MINISTER FOR CHILDREN Katherine Zappone warned the Tánaiste that spending State money on the recent papal visit undermined the work done for LGTBI+ rights in Ireland, previously unseen correspondence shows.

A letter released to TheJournal.ie under the Freedom of Information Act details how the Minister raised concerns over the World Meeting of Families to Simon Coveney in February.

It followed media reports in late January that organisers of the triennial Catholic festival – which was held in Ireland in August – edited documents to remove references to LGTBI+ Catholics and their families.

“Very serious concerns have been brought to my attention by former President Mary McAleese and others regarding World Meeting of Families (WMF) and the potential use of State funding,” the Independent Minister wrote.

“As a Government Minister I share these concerns and believe they must be urgently addressed.”

Financial support

Citing reports in the media that World Meeting of Families documents been edited, Zappone speculated that statements on gay marriage that would cause “hurt and offence” to LGBTI+ people across the world could possibly be made at the event in Ireland.
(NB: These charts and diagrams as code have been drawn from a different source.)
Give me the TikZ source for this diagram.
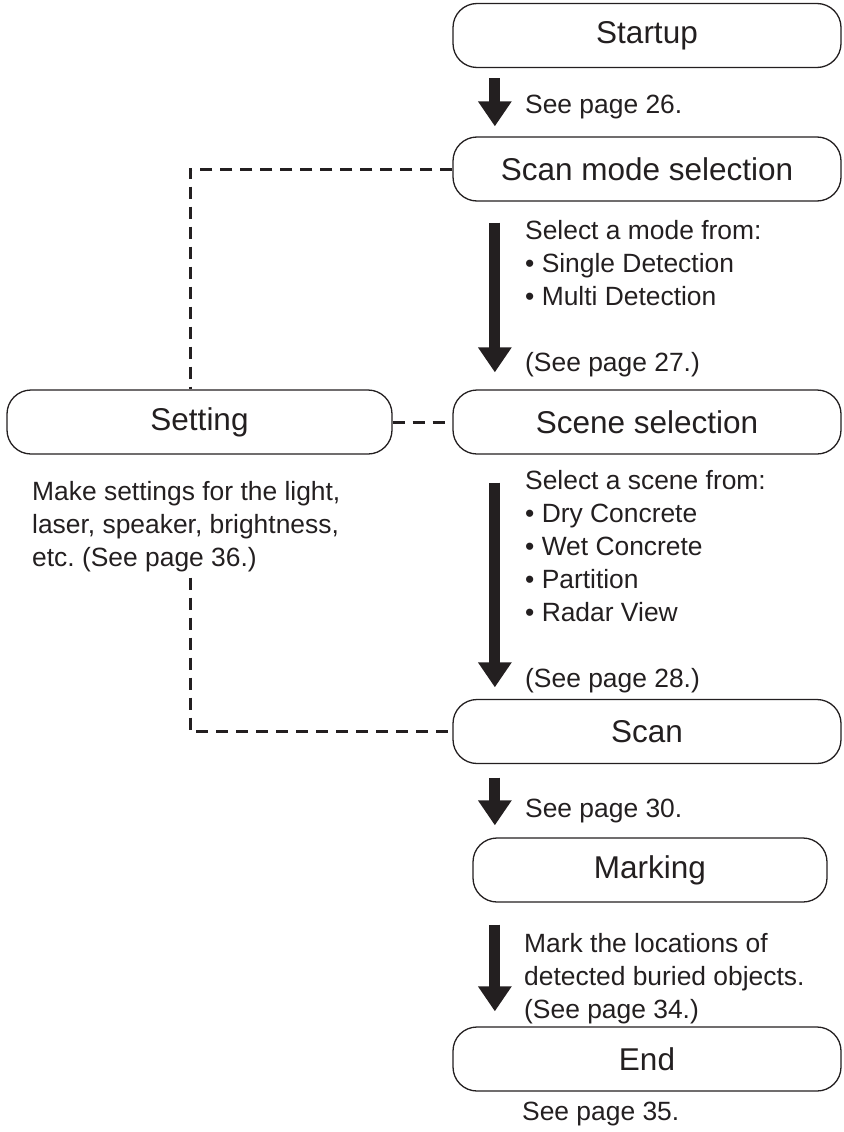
\documentclass[tikz,border=0pt]{standalone}
\usepackage{fontspec}
\setmainfont{Liberation Sans}
\usetikzlibrary{arrows.meta}
\definecolor{ink}{RGB}{35,31,32}

\begin{document}
\begin{tikzpicture}[x=1pt, y=-1pt, ink,
  box/.style={draw=ink, line width=1.3pt, rounded corners=24pt, minimum height=64pt, inner sep=0pt, font=\fontsize{31.5}{36}\selectfont},
  flow/.style={line width=11pt, -{Triangle[width=32pt,length=25pt]}},
  dline/.style={line width=3pt, dash pattern=on 12pt off 8pt},
  note/.style={inner sep=0pt, align=left, anchor=north west, font=\fontsize{26.4}{33}\selectfont}]
\useasboundingbox (0,0) rectangle (843,1132);

% Steps
\node[box, minimum width=388pt] (startup) at (647,35.5) {Startup};
\node[box, minimum width=388pt] (scanmode) at (647,169) {Scan mode selection};
\node[box, minimum width=388pt] (scene) at (647,422) {Scene selection};
\node[box, minimum width=385pt] (setting) at (199.5,422) {Setting};
\node[box, minimum width=388pt] (scan) at (647,731.5) {Scan};
\node[box, minimum width=354pt] (marking) at (650,870) {Marking};
\node[box, minimum width=388pt] (stop) at (647,1059) {End};

% Notes
\node[note, anchor=base west] (p26) at (525,113) {See page 26.};
\node[note] (modes) at (525,220.5) {Select a mode from:\\ • Single Detection\\ • Multi Detection\\[33pt] (See page 27.)};
\node[note] (scenes) at (525,470.5) {Select a scene from:\\ • Dry Concrete\\ • Wet Concrete\\ • Partition\\ • Radar View\\[33pt] (See page 28.)};
\node[note] (setnote) at (32,481.5) {Make settings for the light,\\ laser, speaker, brightness,\\ etc.\ (See page 36.)};
\node[note, anchor=base west] (p30) at (525,817) {See page 30.};
\node[note] (marknote) at (524,933.5) {Mark the locations of\\ detected buried objects.\\ (See page 34.)};
\node[note, anchor=base west] (p35) at (522,1120) {See page 35.};

% Main flow
\draw[flow] ([xshift=42.5pt,yshift=-10pt]startup.south west) -- ([xshift=42.5pt,yshift=10pt]scanmode.north west);
\draw[flow] ([xshift=42.5pt,yshift=-21pt]scanmode.south west) -- ([xshift=42.5pt,yshift=17pt]scene.north west);
\draw[flow] ([xshift=42.5pt,yshift=-28pt]scene.south west) -- ([xshift=42.5pt,yshift=11.5pt]scan.north west);
\draw[flow] ([xshift=42.5pt,yshift=-13.5pt]scan.south west) -- ([xshift=22.5pt,yshift=12pt]marking.north west);
\draw[flow] ([xshift=22.5pt,yshift=-22pt]marking.south west) -- ([xshift=42.5pt,yshift=15pt]stop.north west);

% Setting links
\draw[dline] (scanmode.west) -| ([xshift=-9.5pt]setting.north);
\draw[dline] (setting.east) -- (scene.west);
\draw[dline] ([xshift=-9.5pt,yshift=-5pt]setting.south |- setnote.south) |- (scan.west);

\end{tikzpicture}
\end{document}
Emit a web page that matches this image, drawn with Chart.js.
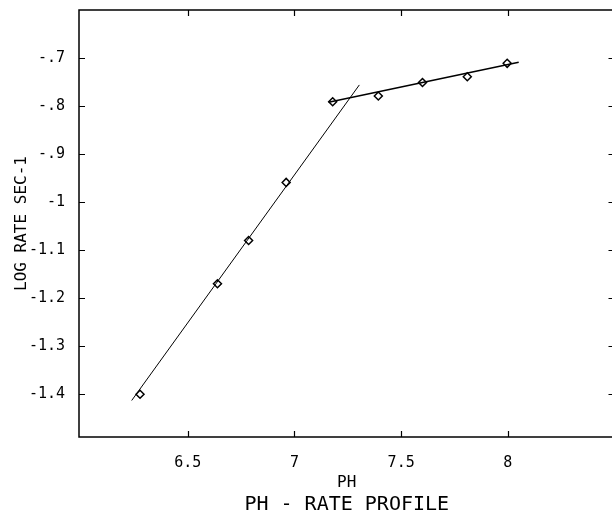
<!DOCTYPE html>
<html><head><meta charset="utf-8">
<script src="https://cdn.jsdelivr.net/npm/chart.js@4/dist/chart.umd.min.js"></script>
<style>html,body{margin:0;padding:0;overflow:hidden;background:#fff}#wrap{width:620px;height:520px}</style>
</head><body><div id="wrap"><canvas id="c" width="620" height="520"></canvas></div>
<script>
const phPoints   = [6.276, 6.639, 6.785, 6.961, 7.179, 7.393, 7.600, 7.810, 7.997];
const logRate    = [-1.400, -1.170, -1.080, -0.959, -0.791, -0.779, -0.751, -0.739, -0.711];
const acidFitPH   = [6.237, 7.304];
const acidFitRate = [-1.413, -0.756];
const baseFitPH   = [7.160, 8.051];
const baseFitRate = [-0.792, -0.709];
const xTickValues = [6.5, 7, 7.5, 8];
const xTickLabels = ['6.5', '7', '7.5', '8'];
const yTickValues = [-0.7, -0.8, -0.9, -1.0, -1.1, -1.2, -1.3, -1.4];
const yTickLabels = ['-.7', '-.8', '-.9', '-1', '-1.1', '-1.2', '-1.3', '-1.4'];
const xTitle = 'PH';
const yTitle = 'LOG RATE SEC-1';
const chartTitle = 'PH - RATE PROFILE';

const FONT = "'DejaVu Sans Mono', 'Liberation Mono', monospace";
const toXY = (xs, ys) => xs.map((x, i) => ({x: x, y: ys[i]}));

const frameTicks = {
  id: 'frameTicks',
  afterDatasetsDraw(chart) {
    const {ctx, chartArea: a, scales: {x, y}} = chart;
    ctx.save();
    ctx.strokeStyle = '#000';
    ctx.lineWidth = 1.5;
    ctx.strokeRect(a.left, a.top, a.right - a.left, a.bottom - a.top);
    ctx.lineWidth = 1.2;
    const L = 6;
    ctx.beginPath();
    xTickValues.forEach(v => {
      const px = Math.round(x.getPixelForValue(v)) + 0.5;
      ctx.moveTo(px, a.bottom); ctx.lineTo(px, a.bottom - L);
      ctx.moveTo(px, a.top); ctx.lineTo(px, a.top + L);
    });
    yTickValues.forEach(v => {
      const py = Math.round(y.getPixelForValue(v)) + 0.5;
      ctx.moveTo(a.left, py); ctx.lineTo(a.left + L, py);
      ctx.moveTo(a.right, py); ctx.lineTo(a.right - L, py);
    });
    ctx.stroke();
    ctx.restore();
  }
};

new Chart(document.getElementById('c'), {
  type: 'scatter',
  data: {
    datasets: [
      {data: toXY(acidFitPH, acidFitRate), showLine: true, borderColor: '#000', borderWidth: 1, pointRadius: 0, fill: false},
      {data: toXY(baseFitPH, baseFitRate), showLine: true, borderColor: '#000', borderWidth: 1.5, pointRadius: 0, fill: false},
      {data: toXY(phPoints, logRate), showLine: false, pointStyle: 'rectRot', pointRadius: 4, pointBorderWidth: 1.5,
       pointBorderColor: '#000', pointBackgroundColor: '#fff'}
    ]
  },
  options: {
    responsive: false,
    animation: false,
    layout: {padding: {left: 0, top: 10, right: 4, bottom: 0}},
    plugins: {
      legend: {display: false},
      tooltip: {enabled: false},
      title: {display: false}
    },
    scales: {
      x: {
        type: 'linear', min: 5.99, max: 8.5, position: 'bottom', weight: 0,
        afterBuildTicks: s => { s.ticks = xTickValues.map(v => ({value: v})); },
        afterFit: s => { s.height = 55; s.paddingLeft = 0; s.paddingRight = 0; },
        grid: {display: false, drawTicks: false},
        border: {display: false},
        ticks: {color: '#000', padding: 17, font: {family: FONT, size: 15},
                callback: (v) => xTickLabels[xTickValues.indexOf(v)]},
        title: {display: true, text: xTitle, color: '#000', font: {family: FONT, size: 16}, padding: {top: 0, bottom: 0}}
      },
      x2: {
        type: 'linear', min: 5.99, max: 8.5, position: 'bottom', weight: 1,
        afterFit: s => { s.height = 28; s.paddingLeft = 0; s.paddingRight = 0; },
        grid: {display: false, drawTicks: false},
        border: {display: false},
        ticks: {display: false},
        title: {display: true, text: chartTitle, color: '#000', font: {family: FONT, size: 20}, padding: {top: 0, bottom: 3}}
      },
      y: {
        type: 'linear', min: -1.489, max: -0.6,
        afterBuildTicks: s => { s.ticks = yTickValues.map(v => ({value: v})); },
        afterFit: s => { s.width = 79; s.paddingTop = 0; s.paddingBottom = 0; },
        grid: {display: false, drawTicks: false},
        border: {display: false},
        ticks: {color: '#000', padding: 14, font: {family: FONT, size: 15},
                callback: (v) => yTickLabels[yTickValues.findIndex(t => Math.abs(t - v) < 1e-9)]},
        title: {display: true, text: yTitle, color: '#000', font: {family: FONT, size: 16}, padding: {top: 12, bottom: 0}}
      }
    }
  },
  plugins: [frameTicks]
});
</script></body></html>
In her capacity as Minister and as a TD, she sought assurances that State funding was not used to support views and events which did not represent Government policy.
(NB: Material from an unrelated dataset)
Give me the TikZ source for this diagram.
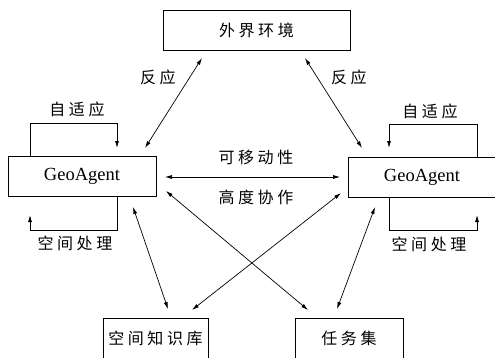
\documentclass[tikz,border=0pt]{standalone}
\usepackage{fontspec}
\setmainfont{Liberation Serif}
\newfontfamily\cjk[LetterSpace=22]{Noto Sans CJK SC}
\usetikzlibrary{arrows.meta}
\begin{document}
\begin{tikzpicture}[x=1pt,y=-1pt,
  line width=0.8pt,
  box/.style={draw,line width=0.8pt,inner sep=0pt,font=\cjk\fontsize{16}{18}\selectfont},
  agent/.style={draw,line width=0.8pt,inner sep=0pt,minimum width=148pt,minimum height=40pt,font=\fontsize{18.5}{20}\selectfont},
  lbl/.style={inner sep=0pt,font=\cjk\fontsize{16}{18}\selectfont},
  link/.style={{Latex[length=7pt,width=4pt]}-{Latex[length=7pt,width=4pt]},line width=0.7pt},
  loop/.style={-{Latex[length=7pt,width=4pt]},line width=0.8pt}]
\useasboundingbox (0,0) rectangle (495,357);
\clip (0,0) rectangle (495,357);
\fill[white] (0,0) rectangle (495,357);
% boxes
\node[box,minimum width=187pt,minimum height=40pt] (env) at (256.5,30) {外界环境};
\node[agent] (la) at (82,176.5) {GeoAgent};
\node[agent] (ra) at (422,177) {GeoAgent};
\node[box,minimum width=105pt,minimum height=40pt] (kb) at (155.5,338) {空间知识库};
\node[box,minimum width=108pt,minimum height=40pt] (ts) at (349,338) {任务集};
% labels
\node[lbl] (r1) at (158,77) {反应};
\node[lbl] (r2) at (349,77) {反应};
\node[lbl] (s1) at (77,109) {自适应};
\node[lbl] (s2) at (430,111) {自适应};
\node[lbl] (p1) at (75,243) {空间处理};
\node[lbl] (p2) at (429,244) {空间处理};
\node[lbl] (m1) at (256,157) {可移动性};
\node[lbl] (m2) at (256,197) {高度协作};
% connector ends
\coordinate (a1s) at (145,148); \coordinate (a1e) at (202,58);
\coordinate (a2s) at (362,148); \coordinate (a2e) at (305,58);
\coordinate (a3s) at (165,177); \coordinate (a3e) at (340,177);
\coordinate (a4s) at (166,191); \coordinate (a4e) at (308,310);
\coordinate (a5s) at (341,193); \coordinate (a5e) at (192,310);
\coordinate (a6s) at (133,207); \coordinate (a6e) at (168,309);
\coordinate (a7s) at (375,207); \coordinate (a7e) at (337,309);
\draw[link] (a1s) -- (a1e);
\draw[link] (a2s) -- (a2e);
\draw[link] (a3s) -- (a3e);
\draw[link] (a4s) -- (a4e);
\draw[link] (a5s) -- (a5e);
\draw[link] (a6s) -- (a6e);
\draw[link] (a7s) -- (a7e);
% loops
\coordinate (l1a) at (30,156.5); \coordinate (l1b) at (117,148);
\coordinate (l2a) at (117,196.5); \coordinate (l2b) at (30,215);
\coordinate (l3a) at (477,157); \coordinate (l3b) at (389,148);
\coordinate (l4a) at (389,197); \coordinate (l4b) at (477,215);
\draw[loop] (l1a) -- (30,123) -| (l1b);
\draw[loop] (l2a) -- (117,230) -| (l2b);
\draw[loop] (l3a) -- (477,124) -| (l3b);
\draw[loop] (l4a) -- (389,230) -| (l4b);
\end{tikzpicture}
\end{document}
“Our Government through the Department of Foreign Affairs has been to the forefront in promoting equality and human rights offering hope to those facing inequality, discrimination and abuse,” Zappone wrote.

“Financial support for an event which encourages discrimination and inequality undermines and compromises this work, which has the support of the Irish people.”

The Minister later used the visit to raise the issue of the Tuam Mother and Baby Home, where the remains of children were found in a sewage system, with Pope Francis. 

Meanwhile, another letter released to TheJournal.ie showed how Minister for State Kevin “Boxer” Moran lobbied the Taoiseach to make more tickets to be made available for the Pope’s visit to Knock Shrine.

Disappointed

A letter from Fianna Fáil TD Eugene Murphy to Moran, forwarded by the Junior Minister to the Taoiseach’s office, described how many of his constituents were “bitterly disappointed” after not receiving tickets to the event.

Murphy said many of those who were left disappointed were elderly people without Internet access, leaving them at a disadvantage when it came to booking tickets.

“I am calling for a further 5,000 tickets to be made available through a postal request or phone line service so that those people at least have a chance to go to this historical event,” Murphy wrote. 

Minutes from an early meeting in advance of the visit, also released under Freedom of Information legislation, also showed how state bodies initially considered that 800,000 people could have attended the papal mass in the Phoenix Park on 26 August.

The figure was suggested at a meeting between various bodies on 27 March, when the Office of Public Works and the National Transport Authority liaised on transport arrangements for the mass.

“Contact has been made with all transport providers and the total capacity for 26 August is approx. 800,000,” the minutes read.

The capacity was later revised downwards to 500,000 people, while just 130,000 people eventually attended the event when it took place.